_Written instruction:_ Take the lines of the data below from the very first through the line containing "const SAMPLE_STEP = 0.5;" and output them exactly, pictures excluded.

_Records from a data collection:_

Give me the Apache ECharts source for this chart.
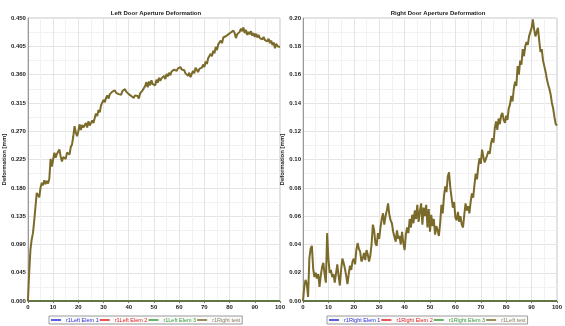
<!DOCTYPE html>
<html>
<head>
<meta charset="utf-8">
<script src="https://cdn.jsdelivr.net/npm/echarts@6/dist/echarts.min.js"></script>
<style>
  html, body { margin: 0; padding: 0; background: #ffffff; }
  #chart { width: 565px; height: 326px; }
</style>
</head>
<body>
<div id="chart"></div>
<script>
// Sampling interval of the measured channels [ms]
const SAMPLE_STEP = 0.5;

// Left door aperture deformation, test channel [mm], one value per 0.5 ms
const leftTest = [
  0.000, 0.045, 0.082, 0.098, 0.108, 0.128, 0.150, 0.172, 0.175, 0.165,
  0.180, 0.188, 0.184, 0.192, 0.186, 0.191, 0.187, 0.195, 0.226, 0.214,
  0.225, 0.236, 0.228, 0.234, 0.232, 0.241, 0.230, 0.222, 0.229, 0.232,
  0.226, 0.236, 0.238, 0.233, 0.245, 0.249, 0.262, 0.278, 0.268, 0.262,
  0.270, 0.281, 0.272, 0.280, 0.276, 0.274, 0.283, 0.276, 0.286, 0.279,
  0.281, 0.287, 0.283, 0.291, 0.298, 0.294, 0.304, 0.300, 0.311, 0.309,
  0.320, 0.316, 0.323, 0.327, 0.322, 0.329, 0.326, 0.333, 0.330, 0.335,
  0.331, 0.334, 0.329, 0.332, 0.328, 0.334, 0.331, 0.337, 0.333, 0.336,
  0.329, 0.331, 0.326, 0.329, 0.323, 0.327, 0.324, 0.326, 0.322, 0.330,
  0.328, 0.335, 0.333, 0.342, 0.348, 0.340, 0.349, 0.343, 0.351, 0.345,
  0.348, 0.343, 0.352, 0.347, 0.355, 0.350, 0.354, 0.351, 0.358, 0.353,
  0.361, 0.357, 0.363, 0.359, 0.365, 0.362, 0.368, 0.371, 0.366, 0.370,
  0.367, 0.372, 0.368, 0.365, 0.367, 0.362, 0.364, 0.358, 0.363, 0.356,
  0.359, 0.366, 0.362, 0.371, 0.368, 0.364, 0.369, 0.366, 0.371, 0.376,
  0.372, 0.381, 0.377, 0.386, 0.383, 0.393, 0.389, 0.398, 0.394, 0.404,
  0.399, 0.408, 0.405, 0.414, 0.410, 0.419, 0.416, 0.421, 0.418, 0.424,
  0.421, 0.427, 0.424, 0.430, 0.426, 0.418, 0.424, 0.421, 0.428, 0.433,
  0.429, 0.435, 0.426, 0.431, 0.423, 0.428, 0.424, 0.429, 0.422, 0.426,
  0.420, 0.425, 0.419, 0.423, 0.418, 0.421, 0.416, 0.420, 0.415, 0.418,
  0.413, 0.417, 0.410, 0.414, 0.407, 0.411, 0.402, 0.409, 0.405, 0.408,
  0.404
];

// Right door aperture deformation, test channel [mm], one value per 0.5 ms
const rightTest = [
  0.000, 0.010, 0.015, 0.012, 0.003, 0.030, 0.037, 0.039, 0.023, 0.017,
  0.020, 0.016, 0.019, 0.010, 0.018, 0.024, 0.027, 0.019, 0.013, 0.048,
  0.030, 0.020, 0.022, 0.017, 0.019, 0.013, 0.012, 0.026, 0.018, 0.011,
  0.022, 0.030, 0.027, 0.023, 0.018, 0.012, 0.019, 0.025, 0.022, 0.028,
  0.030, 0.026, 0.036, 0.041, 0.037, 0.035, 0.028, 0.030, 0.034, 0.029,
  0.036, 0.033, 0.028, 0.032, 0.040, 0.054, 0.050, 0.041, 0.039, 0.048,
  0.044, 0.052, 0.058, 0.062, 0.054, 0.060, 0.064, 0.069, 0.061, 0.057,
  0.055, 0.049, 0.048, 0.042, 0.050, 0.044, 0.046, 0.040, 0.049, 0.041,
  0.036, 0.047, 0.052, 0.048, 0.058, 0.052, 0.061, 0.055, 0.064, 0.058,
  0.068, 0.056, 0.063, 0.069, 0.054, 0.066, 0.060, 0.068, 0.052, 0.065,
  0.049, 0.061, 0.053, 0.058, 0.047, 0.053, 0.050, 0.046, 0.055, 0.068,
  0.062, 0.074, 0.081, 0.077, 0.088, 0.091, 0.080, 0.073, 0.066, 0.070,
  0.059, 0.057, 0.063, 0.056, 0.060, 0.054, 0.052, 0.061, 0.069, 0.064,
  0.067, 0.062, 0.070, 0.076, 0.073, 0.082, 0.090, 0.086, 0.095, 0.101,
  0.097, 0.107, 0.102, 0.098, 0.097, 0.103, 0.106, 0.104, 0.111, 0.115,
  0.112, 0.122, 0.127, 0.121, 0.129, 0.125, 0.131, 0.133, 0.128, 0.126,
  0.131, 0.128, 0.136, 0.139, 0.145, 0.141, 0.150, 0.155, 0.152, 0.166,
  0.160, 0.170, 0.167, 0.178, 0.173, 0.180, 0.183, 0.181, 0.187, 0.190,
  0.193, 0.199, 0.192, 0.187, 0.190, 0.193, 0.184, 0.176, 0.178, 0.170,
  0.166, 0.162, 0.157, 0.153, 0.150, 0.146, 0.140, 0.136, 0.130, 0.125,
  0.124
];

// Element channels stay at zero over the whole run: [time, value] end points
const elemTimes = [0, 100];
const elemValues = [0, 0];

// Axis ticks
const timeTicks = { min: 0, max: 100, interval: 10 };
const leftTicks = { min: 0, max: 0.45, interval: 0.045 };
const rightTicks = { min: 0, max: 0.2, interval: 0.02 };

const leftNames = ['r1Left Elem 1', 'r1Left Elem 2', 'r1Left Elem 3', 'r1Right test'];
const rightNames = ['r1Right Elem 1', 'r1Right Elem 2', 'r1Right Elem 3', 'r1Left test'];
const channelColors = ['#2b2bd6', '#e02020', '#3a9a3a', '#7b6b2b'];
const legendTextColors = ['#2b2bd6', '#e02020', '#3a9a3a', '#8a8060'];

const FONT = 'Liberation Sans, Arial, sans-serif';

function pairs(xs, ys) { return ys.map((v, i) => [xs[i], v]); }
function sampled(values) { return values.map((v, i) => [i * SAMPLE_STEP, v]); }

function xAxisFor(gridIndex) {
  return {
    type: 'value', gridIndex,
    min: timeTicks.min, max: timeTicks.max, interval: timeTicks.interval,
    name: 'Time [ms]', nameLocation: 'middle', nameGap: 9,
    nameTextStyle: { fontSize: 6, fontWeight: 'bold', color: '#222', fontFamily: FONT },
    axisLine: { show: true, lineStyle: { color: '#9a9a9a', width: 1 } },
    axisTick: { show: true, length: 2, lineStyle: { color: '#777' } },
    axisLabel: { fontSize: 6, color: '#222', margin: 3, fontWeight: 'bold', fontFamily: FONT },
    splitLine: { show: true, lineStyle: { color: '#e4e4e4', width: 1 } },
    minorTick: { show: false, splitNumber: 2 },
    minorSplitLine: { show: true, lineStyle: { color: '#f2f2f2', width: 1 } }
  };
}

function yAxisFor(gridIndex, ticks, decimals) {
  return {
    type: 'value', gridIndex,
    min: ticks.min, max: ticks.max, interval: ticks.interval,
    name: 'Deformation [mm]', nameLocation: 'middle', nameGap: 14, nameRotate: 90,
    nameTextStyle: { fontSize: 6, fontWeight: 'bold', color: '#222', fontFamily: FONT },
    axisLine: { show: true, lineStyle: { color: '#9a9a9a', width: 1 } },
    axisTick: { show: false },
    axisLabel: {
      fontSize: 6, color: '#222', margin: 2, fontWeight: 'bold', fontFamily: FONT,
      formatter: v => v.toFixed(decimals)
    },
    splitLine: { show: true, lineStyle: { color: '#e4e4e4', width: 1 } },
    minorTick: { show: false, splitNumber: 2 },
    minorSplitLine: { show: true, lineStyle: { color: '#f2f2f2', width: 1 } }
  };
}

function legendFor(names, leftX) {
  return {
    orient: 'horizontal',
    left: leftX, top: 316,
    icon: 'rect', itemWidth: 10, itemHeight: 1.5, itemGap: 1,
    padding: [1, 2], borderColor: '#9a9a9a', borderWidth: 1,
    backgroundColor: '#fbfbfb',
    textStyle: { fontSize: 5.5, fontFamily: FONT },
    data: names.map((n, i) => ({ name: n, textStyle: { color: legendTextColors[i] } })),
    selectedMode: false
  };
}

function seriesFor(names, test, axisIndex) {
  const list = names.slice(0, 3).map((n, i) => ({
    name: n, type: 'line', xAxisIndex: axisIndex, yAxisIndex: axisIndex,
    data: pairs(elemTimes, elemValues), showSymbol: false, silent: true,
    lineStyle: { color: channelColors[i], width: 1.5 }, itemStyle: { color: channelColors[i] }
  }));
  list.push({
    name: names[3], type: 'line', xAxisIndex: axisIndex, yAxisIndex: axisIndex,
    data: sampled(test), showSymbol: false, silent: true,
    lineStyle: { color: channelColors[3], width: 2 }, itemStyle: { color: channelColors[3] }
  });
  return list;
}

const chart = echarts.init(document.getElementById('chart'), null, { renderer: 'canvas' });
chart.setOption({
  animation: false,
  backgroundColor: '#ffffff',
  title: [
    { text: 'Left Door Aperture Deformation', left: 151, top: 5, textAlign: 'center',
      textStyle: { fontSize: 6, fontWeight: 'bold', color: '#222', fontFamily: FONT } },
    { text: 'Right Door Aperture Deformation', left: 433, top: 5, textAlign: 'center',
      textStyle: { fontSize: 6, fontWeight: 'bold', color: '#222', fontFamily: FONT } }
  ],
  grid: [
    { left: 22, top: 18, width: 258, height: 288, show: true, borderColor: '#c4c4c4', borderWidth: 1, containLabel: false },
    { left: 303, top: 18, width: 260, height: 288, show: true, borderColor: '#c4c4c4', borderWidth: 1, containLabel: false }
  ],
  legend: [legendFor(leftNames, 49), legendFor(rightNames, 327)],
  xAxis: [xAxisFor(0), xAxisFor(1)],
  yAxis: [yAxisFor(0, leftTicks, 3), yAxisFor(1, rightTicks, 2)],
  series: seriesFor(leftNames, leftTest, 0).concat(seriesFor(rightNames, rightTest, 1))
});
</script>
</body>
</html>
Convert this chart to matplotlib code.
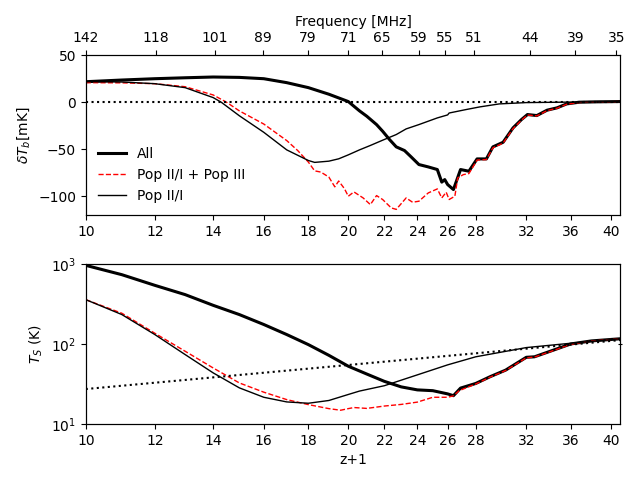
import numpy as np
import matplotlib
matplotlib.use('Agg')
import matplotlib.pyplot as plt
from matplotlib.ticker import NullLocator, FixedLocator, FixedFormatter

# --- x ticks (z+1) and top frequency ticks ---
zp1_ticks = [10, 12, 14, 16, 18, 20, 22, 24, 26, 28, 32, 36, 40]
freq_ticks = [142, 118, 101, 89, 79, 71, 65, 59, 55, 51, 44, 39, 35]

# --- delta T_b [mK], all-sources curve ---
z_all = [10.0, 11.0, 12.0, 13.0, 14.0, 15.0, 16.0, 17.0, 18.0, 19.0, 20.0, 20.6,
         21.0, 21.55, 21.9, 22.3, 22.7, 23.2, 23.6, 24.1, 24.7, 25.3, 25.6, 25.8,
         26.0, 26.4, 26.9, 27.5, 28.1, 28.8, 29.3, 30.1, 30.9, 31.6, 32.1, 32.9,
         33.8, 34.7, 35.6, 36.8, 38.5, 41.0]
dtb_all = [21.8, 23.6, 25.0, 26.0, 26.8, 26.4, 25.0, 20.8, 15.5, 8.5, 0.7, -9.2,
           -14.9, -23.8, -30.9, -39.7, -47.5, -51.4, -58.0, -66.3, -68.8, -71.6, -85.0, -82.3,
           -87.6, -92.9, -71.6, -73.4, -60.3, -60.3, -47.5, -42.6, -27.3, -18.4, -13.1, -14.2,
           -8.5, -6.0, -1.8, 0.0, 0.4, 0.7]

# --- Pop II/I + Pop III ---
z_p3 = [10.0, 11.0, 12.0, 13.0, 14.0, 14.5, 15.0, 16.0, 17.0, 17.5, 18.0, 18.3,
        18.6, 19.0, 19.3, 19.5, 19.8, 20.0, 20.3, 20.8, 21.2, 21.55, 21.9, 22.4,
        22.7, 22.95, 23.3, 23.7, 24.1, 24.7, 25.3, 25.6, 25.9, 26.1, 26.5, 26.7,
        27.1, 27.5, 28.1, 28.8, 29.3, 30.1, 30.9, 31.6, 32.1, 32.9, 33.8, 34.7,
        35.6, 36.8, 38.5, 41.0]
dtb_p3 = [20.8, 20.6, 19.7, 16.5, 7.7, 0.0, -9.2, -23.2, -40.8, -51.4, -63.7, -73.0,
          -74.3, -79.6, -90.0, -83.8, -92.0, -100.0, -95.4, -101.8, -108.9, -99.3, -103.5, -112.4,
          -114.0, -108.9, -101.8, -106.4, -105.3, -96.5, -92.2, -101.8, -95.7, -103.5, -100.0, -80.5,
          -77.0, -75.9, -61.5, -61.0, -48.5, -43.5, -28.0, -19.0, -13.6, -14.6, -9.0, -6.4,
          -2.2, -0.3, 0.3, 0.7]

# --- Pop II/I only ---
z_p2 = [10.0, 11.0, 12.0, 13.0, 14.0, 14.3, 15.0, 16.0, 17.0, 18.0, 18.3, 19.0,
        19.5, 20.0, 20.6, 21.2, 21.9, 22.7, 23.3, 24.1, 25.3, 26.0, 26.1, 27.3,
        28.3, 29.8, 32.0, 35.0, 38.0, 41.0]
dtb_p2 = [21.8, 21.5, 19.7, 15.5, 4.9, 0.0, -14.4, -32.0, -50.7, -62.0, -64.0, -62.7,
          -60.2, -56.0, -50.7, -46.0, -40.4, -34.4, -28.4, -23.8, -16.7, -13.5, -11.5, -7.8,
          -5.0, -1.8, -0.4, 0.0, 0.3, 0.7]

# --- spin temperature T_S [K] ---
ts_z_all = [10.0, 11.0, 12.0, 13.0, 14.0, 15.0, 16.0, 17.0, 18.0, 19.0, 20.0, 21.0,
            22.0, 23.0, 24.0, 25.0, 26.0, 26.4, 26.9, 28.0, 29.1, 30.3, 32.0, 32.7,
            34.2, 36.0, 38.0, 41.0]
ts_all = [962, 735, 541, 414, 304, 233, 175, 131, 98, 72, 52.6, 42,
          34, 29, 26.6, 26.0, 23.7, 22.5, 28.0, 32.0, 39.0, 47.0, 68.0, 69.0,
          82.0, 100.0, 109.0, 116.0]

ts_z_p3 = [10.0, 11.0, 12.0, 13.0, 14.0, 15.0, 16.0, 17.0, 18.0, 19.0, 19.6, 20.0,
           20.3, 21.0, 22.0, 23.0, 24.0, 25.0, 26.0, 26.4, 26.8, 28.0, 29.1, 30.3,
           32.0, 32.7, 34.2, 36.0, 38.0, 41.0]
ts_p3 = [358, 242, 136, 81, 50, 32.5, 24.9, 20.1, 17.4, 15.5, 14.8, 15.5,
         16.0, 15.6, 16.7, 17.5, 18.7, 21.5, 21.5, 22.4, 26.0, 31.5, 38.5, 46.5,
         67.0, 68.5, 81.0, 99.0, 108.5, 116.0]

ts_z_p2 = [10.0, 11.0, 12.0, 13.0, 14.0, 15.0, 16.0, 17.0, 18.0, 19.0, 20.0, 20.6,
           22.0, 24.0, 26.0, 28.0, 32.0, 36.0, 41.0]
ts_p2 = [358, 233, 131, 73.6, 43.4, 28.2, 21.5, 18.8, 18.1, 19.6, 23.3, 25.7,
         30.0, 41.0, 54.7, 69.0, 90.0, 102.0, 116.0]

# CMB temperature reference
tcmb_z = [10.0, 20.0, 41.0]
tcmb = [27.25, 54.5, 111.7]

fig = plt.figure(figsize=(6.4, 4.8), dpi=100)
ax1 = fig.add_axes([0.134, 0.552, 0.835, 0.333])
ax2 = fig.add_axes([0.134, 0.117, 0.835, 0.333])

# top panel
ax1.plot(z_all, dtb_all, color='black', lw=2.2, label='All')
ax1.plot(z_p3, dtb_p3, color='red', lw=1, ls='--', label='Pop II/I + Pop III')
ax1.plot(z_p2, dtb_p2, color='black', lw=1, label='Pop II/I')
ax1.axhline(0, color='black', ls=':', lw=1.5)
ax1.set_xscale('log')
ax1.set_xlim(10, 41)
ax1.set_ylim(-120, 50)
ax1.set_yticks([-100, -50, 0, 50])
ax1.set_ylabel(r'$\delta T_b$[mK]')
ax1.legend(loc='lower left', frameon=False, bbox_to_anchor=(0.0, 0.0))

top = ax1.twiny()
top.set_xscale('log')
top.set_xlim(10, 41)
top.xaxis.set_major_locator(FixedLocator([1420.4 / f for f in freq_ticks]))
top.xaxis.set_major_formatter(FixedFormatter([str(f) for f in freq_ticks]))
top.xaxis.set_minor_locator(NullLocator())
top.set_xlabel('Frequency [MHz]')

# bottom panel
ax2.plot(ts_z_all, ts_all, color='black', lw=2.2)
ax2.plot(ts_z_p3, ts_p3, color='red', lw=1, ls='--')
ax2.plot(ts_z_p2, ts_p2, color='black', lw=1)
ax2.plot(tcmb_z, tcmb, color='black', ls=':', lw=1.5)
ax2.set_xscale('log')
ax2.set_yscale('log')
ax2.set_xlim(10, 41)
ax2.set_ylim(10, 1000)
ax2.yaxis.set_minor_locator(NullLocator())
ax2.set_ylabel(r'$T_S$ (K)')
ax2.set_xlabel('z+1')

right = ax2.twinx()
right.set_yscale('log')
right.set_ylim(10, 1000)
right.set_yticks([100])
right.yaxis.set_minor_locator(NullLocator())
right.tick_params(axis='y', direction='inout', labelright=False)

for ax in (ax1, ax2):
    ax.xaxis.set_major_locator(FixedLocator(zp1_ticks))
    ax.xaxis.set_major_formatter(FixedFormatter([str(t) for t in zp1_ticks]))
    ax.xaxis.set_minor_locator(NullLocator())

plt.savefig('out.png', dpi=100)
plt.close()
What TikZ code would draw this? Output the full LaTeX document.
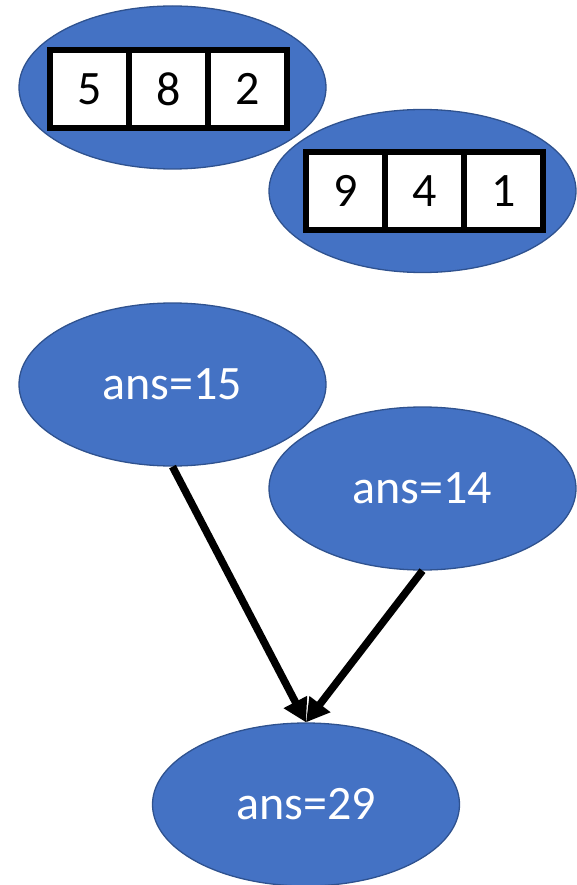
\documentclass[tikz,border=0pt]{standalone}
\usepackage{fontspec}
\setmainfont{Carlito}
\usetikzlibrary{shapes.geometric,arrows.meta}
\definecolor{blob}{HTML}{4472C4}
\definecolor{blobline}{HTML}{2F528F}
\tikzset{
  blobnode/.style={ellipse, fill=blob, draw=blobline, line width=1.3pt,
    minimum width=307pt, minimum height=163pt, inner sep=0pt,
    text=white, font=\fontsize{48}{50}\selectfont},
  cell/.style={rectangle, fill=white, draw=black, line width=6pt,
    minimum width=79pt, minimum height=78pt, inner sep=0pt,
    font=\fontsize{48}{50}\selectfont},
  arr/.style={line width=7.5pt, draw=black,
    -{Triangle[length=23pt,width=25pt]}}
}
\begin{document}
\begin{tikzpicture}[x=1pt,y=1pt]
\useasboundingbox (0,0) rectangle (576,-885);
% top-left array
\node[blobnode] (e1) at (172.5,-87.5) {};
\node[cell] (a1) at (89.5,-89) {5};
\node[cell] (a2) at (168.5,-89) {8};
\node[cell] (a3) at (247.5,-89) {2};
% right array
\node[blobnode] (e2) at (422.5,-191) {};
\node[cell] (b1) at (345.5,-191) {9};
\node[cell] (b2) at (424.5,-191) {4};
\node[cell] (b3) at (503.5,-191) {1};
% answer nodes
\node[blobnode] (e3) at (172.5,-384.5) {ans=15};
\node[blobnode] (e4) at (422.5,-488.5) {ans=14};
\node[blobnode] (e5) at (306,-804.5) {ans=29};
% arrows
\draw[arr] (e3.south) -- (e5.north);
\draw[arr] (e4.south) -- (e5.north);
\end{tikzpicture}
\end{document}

_Response:_
Give me the Apache ECharts source for this chart.
<!DOCTYPE html>
<html>
<head>
<meta charset="utf-8">
<script src="https://cdn.jsdelivr.net/npm/echarts@6/dist/echarts.min.js"></script>
<style>
  html, body { margin: 0; padding: 0; background: #ffffff; }
  #chart { width: 565px; height: 326px; }
</style>
</head>
<body>
<div id="chart"></div>
<script>
// Sampling interval of the measured channels [ms]
const SAMPLE_STEP = 0.5;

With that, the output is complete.